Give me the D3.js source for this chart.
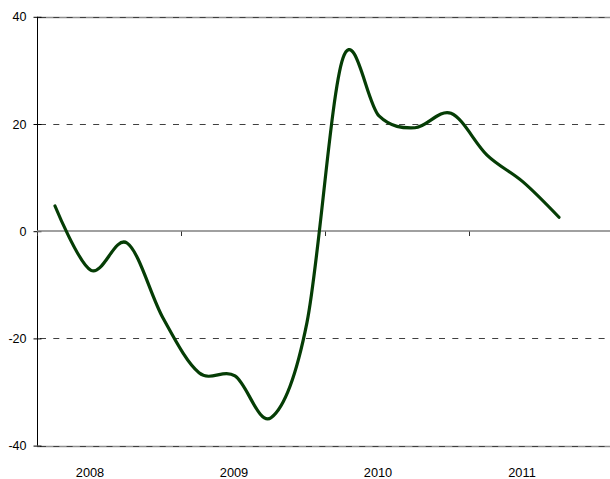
<!DOCTYPE html>
<html>
<head>
<meta charset="utf-8">
<script src="https://cdn.jsdelivr.net/npm/d3@7"></script>
<style>
  html, body { margin: 0; padding: 0; background: #fff; }
  svg { display: block; }
  text { font-family: "Liberation Sans", Arial, sans-serif; fill: #000; }
</style>
</head>
<body>
<svg id="chart" width="610" height="479"></svg>
<script>
// Quarterly categories (first category is Q4 2007; the last one has no data)
const categories = [
  "2007Q4","2008Q1","2008Q2","2008Q3",
  "2008Q4","2009Q1","2009Q2","2009Q3",
  "2009Q4","2010Q1","2010Q2","2010Q3",
  "2010Q4","2011Q1","2011Q2","2011Q3"
];
const values = [4.7, -7.3, -2.2, -16.2, -26.4, -27.0, -34.8, -17.0,
                 32.3, 21.5, 19.3, 22.0, 14.2, 9.2, 2.6];
const yearLabels = ["2008", "2009", "2010", "2011"];
const yearLabelCategories = ["2008Q1", "2009Q1", "2010Q1", "2011Q1"];
const yTicks = [-40, -20, 0, 20, 40];

const svg = d3.select("#chart");
const plotLeft = 37, plotRight = 613, plotTop = 16.8, plotBottom = 445.6;

const x = d3.scaleBand().domain(categories).range([plotLeft, plotRight]).padding(0);
const y = d3.scaleLinear().domain([-40, 40]).range([plotBottom, plotTop]);

// Gridlines
const grid = svg.append("g");
[40, -40].forEach(v => {
  grid.append("line")
    .attr("x1", plotLeft).attr("x2", 610)
    .attr("y1", Math.round(y(v)) + 0.5).attr("y2", Math.round(y(v)) + 0.5)
    .attr("stroke", "#909090").attr("stroke-width", 1.5);
});
grid.selectAll("line.g").data(yTicks.filter(v => v !== 0))
  .enter().append("line").attr("class", "g")
  .attr("x1", plotLeft + 3).attr("x2", 610)
  .attr("y1", d => Math.round(y(d)) + 0.5).attr("y2", d => Math.round(y(d)) + 0.5)
  .attr("stroke", "#404040").attr("stroke-width", 1.2)
  .attr("stroke-dasharray", "6,7.3");

// Y axis
const yAxis = d3.axisLeft(y).tickValues(yTicks).tickSize(4).tickPadding(7)
  .tickFormat(d => String(d));
const yg = svg.append("g").attr("transform", `translate(${plotLeft + 0.5},0)`).call(yAxis);
yg.select(".domain").attr("stroke", "#000").attr("d", `M0,${y(40)}V${y(-40)}`);
yg.selectAll(".tick line").attr("stroke", "#000").attr("x1", 4).attr("x2", -4);
yg.selectAll(".tick text").attr("font-size", 12.5).attr("font-family", "Liberation Sans, Arial, sans-serif").attr("fill", "#000");

// X axis along zero
const tickCats = categories.filter((c, i) => i % 4 === 0);
const xAxis = d3.axisBottom(x).tickValues(tickCats).tickSize(5).tickFormat("");
const xg = svg.append("g").attr("transform", `translate(0,${Math.round(y(0))})`).call(xAxis);
xg.select(".domain").remove();
xg.append("line").attr("x1", plotLeft).attr("x2", 610).attr("y1", 0).attr("y2", 0)
  .attr("stroke", "#808080").attr("stroke-width", 1.6);
xg.selectAll(".tick").attr("transform", d => `translate(${x(d) + 0.5},0)`);
xg.selectAll(".tick line").attr("stroke", "#303030").attr("y1", 0).attr("y2", 5);

// Year labels
svg.append("g").selectAll("text").data(yearLabels).enter().append("text")
  .attr("x", (d, i) => x(yearLabelCategories[i]) + x.bandwidth() / 2 - 1)
  .attr("y", 477)
  .attr("text-anchor", "middle")
  .attr("font-size", 12.8)
  .text(d => d);

// Line
const line = d3.line()
  .x((d, i) => x(categories[i]) + x.bandwidth() / 2)
  .y(d => y(d))
  .curve(d3.curveCardinal.tension(0));
svg.append("path").datum(values)
  .attr("d", line)
  .attr("fill", "none")
  .attr("stroke", "#053d05")
  .attr("stroke-width", 3.2)
  .attr("stroke-linecap", "round")
  .attr("stroke-linejoin", "round");
</script>
</body>
</html>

────────────────────

Copy each line of the listing that includes "chart".

Solved problem
Give me the D3.js source for this chart.
<svg id="chart" width="610" height="479"></svg>
const svg = d3.select("#chart");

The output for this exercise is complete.